(Lines of data)
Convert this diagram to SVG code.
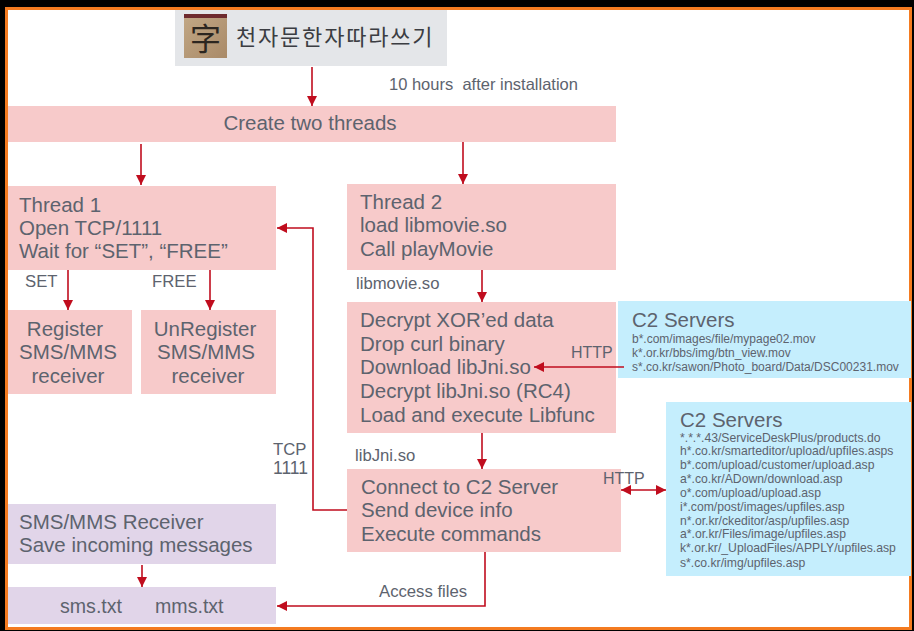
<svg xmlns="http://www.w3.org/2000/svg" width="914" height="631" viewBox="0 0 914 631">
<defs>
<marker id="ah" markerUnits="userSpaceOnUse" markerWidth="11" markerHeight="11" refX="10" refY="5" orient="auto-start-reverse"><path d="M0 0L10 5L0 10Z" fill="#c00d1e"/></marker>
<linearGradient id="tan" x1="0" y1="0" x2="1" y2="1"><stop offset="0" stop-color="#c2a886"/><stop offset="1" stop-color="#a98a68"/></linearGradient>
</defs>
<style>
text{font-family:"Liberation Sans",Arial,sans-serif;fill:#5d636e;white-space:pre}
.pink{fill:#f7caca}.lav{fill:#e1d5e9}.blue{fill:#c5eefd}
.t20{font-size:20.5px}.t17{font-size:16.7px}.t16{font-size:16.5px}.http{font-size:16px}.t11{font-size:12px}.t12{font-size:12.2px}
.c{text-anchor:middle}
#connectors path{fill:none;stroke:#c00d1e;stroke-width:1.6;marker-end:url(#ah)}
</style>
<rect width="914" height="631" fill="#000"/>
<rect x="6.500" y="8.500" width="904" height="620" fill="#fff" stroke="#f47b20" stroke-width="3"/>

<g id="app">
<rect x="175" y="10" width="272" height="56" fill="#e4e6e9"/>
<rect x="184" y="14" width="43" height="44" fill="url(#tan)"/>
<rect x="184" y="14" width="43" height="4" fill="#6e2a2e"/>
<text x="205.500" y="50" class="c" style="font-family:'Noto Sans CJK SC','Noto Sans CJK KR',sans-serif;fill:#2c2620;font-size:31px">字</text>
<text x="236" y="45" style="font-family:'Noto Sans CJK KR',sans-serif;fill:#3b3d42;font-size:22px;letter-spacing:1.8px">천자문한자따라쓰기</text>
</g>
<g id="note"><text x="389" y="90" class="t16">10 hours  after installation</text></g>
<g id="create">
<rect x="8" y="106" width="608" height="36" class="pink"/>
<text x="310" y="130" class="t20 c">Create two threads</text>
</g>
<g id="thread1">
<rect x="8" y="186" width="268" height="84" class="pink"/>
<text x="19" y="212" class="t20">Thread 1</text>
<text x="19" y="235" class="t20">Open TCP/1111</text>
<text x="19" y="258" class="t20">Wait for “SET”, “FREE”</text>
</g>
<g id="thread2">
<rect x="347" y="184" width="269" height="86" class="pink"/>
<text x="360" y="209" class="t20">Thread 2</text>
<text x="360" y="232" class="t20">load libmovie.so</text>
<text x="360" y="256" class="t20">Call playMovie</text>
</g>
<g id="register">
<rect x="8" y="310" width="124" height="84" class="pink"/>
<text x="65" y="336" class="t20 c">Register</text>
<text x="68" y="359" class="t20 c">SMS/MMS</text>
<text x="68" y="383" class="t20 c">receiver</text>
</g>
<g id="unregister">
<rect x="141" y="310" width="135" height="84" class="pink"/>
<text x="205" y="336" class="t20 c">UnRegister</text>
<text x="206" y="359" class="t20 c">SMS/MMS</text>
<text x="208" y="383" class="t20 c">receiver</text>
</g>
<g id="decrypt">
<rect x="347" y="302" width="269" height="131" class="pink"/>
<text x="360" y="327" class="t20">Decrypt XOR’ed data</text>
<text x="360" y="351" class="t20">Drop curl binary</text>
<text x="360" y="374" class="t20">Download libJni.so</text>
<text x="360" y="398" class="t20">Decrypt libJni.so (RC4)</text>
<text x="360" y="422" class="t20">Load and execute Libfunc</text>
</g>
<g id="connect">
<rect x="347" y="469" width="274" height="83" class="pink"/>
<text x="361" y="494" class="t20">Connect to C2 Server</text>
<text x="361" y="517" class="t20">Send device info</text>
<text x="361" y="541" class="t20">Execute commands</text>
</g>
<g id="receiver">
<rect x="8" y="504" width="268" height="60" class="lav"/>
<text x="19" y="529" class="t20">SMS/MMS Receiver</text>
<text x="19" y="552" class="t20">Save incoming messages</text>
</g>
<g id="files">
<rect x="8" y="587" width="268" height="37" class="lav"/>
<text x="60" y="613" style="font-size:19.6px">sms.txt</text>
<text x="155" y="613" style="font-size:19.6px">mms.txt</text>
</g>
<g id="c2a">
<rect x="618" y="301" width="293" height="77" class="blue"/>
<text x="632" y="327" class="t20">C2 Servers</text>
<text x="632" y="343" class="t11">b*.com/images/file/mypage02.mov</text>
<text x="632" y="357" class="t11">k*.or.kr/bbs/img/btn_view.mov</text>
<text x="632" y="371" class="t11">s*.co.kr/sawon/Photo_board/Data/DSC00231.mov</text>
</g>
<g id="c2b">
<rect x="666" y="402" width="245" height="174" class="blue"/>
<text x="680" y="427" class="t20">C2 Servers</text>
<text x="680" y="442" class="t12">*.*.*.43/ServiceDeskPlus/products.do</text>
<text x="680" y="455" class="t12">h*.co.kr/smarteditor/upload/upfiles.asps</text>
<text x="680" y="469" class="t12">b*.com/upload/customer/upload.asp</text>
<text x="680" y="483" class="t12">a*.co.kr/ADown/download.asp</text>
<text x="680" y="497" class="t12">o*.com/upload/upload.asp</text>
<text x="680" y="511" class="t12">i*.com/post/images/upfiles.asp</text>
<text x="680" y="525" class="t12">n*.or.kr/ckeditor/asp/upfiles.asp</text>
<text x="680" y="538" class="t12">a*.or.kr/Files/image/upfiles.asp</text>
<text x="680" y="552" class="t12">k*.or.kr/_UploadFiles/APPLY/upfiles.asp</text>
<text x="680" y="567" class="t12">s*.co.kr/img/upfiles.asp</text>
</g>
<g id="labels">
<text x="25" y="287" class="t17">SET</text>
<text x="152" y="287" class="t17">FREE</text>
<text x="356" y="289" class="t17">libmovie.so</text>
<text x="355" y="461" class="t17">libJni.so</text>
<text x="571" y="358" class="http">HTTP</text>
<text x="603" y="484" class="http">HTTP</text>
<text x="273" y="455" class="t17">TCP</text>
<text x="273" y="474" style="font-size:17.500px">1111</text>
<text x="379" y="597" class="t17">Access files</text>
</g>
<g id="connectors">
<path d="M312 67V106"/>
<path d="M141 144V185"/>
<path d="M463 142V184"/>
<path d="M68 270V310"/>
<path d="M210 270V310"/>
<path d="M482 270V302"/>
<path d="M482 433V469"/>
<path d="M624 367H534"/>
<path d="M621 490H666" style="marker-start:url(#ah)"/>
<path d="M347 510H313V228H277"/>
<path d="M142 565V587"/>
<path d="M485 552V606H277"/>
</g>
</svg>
...
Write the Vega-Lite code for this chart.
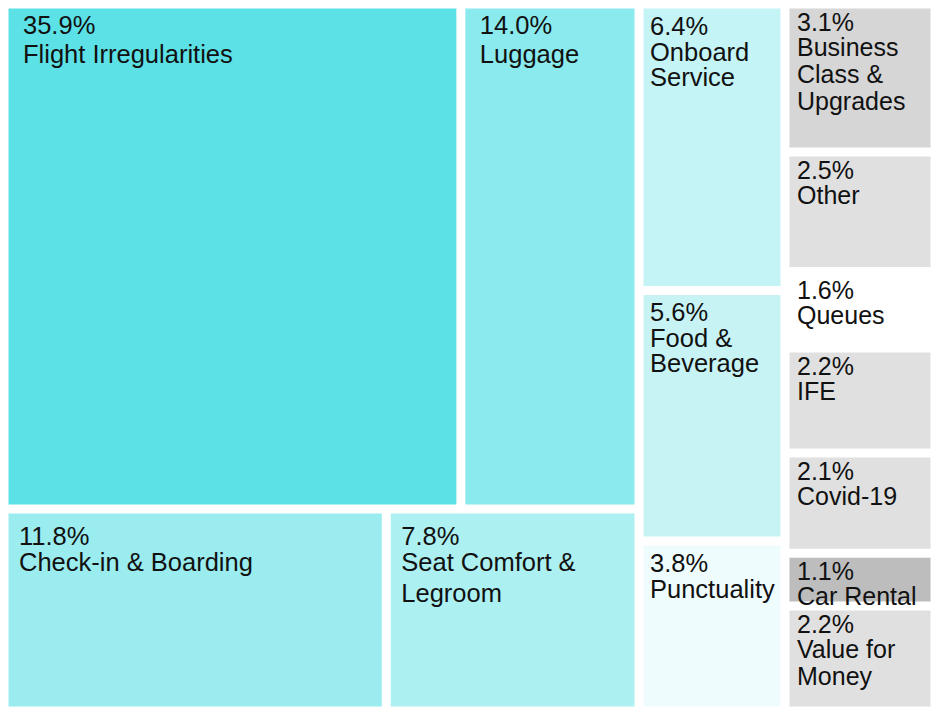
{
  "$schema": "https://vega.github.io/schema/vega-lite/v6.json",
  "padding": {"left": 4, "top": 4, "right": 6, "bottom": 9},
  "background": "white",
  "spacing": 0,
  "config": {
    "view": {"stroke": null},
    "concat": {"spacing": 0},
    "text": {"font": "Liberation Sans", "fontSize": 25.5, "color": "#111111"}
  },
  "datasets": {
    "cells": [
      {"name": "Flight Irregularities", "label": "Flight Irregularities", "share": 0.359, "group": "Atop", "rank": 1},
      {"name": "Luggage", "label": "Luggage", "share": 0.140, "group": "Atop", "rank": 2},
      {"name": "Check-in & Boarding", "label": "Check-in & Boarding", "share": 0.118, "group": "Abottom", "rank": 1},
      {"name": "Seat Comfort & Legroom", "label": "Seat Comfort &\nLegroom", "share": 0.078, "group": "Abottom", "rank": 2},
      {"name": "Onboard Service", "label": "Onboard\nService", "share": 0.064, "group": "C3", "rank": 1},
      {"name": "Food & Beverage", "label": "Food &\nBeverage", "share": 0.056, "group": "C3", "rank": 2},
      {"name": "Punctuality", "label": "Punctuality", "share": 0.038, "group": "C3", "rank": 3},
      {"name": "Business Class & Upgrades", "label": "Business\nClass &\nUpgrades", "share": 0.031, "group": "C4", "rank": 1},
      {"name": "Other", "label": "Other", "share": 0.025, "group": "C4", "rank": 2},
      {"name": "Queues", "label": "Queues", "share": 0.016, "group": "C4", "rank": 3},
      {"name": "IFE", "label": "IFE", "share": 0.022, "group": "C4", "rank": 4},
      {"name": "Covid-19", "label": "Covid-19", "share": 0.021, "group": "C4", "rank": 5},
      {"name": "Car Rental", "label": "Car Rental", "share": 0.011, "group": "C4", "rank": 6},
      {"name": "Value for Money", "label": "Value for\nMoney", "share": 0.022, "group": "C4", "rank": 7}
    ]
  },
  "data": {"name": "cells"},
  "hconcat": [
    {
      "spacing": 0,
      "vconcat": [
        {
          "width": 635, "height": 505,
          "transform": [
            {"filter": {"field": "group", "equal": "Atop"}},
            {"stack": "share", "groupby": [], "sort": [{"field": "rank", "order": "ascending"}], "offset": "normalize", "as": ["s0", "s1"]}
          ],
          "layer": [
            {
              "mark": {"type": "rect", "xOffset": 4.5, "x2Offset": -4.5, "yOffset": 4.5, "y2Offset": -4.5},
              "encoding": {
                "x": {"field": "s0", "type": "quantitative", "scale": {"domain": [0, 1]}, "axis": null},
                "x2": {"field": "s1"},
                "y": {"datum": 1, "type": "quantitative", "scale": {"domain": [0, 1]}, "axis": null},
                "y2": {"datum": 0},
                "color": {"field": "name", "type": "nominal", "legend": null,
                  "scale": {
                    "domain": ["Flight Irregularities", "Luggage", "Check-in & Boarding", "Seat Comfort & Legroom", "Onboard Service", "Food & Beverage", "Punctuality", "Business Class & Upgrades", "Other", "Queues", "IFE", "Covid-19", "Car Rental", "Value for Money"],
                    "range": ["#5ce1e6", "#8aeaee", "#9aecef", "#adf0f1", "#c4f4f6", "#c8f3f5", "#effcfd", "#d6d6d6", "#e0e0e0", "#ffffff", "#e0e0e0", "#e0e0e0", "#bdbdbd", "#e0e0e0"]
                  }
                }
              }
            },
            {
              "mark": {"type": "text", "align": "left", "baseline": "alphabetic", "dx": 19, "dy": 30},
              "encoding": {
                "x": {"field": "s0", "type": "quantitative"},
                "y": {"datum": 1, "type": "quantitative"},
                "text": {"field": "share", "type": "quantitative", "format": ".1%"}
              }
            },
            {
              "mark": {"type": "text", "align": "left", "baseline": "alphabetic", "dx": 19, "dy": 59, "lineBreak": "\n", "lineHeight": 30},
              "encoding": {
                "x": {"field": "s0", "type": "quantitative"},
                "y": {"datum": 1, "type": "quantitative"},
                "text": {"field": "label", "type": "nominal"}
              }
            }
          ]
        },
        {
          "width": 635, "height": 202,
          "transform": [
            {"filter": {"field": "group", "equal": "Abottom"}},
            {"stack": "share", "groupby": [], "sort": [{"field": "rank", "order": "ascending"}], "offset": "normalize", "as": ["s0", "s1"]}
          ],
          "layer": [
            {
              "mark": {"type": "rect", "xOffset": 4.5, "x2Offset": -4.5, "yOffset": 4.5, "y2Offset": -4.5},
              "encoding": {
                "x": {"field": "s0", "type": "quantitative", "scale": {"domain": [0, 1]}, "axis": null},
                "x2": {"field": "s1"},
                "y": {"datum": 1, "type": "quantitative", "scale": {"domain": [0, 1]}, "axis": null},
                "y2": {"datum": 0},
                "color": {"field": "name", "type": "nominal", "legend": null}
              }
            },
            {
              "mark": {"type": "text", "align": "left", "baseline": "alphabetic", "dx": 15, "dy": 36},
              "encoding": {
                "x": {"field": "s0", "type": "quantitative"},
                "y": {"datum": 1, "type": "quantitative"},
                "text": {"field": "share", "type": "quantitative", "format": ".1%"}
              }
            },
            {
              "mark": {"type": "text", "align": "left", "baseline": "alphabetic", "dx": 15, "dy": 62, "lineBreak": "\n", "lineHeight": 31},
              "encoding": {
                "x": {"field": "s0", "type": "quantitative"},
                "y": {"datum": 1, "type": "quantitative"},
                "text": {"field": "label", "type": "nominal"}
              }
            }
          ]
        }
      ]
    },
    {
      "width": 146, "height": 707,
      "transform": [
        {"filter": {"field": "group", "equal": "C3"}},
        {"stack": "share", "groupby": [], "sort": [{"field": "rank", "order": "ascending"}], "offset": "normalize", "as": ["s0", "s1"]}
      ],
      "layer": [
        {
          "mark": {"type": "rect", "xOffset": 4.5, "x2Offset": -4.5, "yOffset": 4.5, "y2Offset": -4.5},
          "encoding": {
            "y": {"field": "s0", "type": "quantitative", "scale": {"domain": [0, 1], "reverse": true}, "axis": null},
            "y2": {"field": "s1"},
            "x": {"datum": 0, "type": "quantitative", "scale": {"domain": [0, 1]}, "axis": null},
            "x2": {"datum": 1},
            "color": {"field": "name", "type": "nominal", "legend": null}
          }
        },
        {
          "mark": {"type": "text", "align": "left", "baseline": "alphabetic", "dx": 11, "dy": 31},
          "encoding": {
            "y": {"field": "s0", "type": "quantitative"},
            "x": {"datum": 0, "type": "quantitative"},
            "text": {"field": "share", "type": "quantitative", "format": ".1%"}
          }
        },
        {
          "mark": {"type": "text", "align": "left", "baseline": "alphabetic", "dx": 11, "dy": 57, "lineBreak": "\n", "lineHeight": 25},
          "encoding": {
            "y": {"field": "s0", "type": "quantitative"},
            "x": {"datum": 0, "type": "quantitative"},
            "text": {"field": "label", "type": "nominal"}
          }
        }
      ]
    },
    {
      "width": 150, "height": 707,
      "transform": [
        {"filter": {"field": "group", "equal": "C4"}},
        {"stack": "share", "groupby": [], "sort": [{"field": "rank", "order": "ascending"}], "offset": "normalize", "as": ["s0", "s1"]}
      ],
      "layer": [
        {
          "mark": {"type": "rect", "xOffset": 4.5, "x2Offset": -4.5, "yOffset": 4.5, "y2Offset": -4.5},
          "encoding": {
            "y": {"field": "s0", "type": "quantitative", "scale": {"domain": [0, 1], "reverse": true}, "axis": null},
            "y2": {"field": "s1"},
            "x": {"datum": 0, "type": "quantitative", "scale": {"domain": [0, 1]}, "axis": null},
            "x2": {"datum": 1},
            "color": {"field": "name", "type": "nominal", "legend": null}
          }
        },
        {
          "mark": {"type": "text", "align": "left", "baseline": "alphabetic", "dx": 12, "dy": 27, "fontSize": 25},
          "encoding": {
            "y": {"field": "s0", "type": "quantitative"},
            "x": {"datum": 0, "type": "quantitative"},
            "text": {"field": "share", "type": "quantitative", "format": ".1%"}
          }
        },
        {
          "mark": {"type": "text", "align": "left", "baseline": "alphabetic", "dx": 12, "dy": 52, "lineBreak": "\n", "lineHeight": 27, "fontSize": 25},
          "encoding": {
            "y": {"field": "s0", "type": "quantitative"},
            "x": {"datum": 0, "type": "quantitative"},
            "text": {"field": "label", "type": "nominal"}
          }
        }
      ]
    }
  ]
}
---
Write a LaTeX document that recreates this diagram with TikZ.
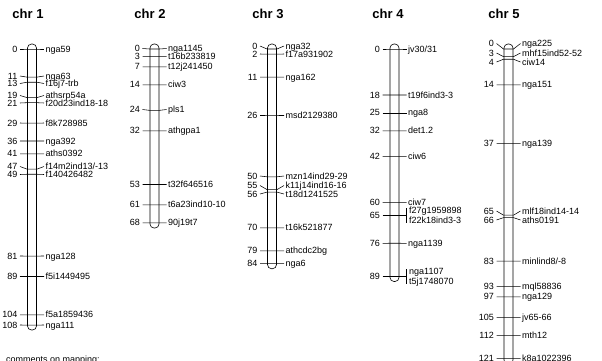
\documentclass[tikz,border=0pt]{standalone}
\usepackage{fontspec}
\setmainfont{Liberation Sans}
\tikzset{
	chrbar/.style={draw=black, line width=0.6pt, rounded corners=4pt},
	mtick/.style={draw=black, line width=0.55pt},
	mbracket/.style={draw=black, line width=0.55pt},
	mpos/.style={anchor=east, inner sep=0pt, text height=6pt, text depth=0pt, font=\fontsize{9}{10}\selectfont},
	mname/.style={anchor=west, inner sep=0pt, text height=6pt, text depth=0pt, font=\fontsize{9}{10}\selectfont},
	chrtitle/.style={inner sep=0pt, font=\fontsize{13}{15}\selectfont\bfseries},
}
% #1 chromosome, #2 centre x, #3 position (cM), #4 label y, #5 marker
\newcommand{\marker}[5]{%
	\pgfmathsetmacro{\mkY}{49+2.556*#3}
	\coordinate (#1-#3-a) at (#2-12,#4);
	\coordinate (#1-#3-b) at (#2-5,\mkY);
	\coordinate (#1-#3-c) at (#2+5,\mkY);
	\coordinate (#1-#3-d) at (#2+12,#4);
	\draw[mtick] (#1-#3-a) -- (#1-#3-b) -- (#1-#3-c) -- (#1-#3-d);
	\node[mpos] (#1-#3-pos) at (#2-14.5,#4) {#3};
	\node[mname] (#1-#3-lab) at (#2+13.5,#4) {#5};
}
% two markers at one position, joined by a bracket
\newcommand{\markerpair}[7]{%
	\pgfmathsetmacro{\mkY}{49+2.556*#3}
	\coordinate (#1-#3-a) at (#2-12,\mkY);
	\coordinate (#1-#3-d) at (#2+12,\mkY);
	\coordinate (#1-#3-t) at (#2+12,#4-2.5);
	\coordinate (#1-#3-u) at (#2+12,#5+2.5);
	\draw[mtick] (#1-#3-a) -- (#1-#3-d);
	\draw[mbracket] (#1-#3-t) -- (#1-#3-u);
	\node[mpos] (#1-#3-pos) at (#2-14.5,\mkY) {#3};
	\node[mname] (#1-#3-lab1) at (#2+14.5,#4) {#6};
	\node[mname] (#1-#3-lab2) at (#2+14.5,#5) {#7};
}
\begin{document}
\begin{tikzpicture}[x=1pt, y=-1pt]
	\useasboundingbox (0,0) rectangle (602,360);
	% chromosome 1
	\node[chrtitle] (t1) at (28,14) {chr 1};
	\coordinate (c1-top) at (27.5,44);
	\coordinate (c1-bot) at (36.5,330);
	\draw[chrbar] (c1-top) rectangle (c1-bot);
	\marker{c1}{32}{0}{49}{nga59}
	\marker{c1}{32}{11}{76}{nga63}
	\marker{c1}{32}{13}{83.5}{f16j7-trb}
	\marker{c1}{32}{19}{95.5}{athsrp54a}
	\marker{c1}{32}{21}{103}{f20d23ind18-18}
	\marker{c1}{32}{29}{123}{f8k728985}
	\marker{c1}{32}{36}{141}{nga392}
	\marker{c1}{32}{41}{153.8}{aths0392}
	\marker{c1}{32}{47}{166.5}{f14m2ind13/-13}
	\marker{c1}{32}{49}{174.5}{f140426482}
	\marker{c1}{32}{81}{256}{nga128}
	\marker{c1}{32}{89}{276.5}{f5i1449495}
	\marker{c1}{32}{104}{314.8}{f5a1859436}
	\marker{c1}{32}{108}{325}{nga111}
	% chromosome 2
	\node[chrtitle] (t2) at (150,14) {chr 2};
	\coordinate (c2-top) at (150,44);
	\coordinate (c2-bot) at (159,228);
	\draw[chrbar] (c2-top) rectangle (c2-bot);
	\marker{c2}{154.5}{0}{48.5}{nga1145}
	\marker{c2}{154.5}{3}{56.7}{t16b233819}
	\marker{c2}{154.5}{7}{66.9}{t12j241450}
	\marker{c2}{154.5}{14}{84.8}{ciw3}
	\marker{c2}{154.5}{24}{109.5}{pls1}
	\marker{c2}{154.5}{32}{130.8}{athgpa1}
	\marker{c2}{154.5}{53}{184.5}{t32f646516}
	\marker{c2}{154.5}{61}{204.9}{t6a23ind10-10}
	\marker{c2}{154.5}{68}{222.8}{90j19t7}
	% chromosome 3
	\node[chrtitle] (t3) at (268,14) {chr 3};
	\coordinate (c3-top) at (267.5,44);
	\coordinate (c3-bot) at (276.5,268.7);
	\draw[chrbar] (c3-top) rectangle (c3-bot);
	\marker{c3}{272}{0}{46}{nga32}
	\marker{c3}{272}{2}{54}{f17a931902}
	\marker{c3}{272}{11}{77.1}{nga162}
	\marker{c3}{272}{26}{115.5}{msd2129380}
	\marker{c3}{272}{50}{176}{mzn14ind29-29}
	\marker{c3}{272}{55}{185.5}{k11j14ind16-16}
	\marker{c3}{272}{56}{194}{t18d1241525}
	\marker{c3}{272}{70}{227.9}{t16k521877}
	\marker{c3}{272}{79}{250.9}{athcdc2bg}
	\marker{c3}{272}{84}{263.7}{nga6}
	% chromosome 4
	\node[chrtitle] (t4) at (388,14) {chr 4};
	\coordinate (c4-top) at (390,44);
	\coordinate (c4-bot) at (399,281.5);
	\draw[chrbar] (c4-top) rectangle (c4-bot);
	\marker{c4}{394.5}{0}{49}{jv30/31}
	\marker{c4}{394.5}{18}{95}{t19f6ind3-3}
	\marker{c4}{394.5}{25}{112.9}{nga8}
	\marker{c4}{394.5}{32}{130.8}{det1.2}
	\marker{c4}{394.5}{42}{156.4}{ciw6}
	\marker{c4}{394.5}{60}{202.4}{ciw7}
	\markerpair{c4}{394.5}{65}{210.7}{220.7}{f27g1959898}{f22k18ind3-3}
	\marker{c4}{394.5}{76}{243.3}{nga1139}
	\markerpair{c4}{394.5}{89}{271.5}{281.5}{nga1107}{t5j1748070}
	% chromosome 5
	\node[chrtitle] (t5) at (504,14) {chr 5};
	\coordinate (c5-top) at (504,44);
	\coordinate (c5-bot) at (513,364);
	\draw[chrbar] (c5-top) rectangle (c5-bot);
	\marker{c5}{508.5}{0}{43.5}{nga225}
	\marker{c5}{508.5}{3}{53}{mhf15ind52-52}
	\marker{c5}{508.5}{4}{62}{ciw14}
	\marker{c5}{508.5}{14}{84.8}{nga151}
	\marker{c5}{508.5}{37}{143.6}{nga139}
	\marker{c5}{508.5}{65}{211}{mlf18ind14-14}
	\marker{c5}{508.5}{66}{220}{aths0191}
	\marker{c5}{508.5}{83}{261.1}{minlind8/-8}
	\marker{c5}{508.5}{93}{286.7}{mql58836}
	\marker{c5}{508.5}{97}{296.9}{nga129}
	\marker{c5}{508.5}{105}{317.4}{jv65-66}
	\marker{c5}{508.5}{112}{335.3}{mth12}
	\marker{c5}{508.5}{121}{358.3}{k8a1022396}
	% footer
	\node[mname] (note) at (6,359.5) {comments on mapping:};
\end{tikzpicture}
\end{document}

§ Problem details:
Search the records for the word "code". Copy every line that has it.

§ Problem solution:
Convert this diagram to SVG code.
Write the Vega-Lite code for this chart.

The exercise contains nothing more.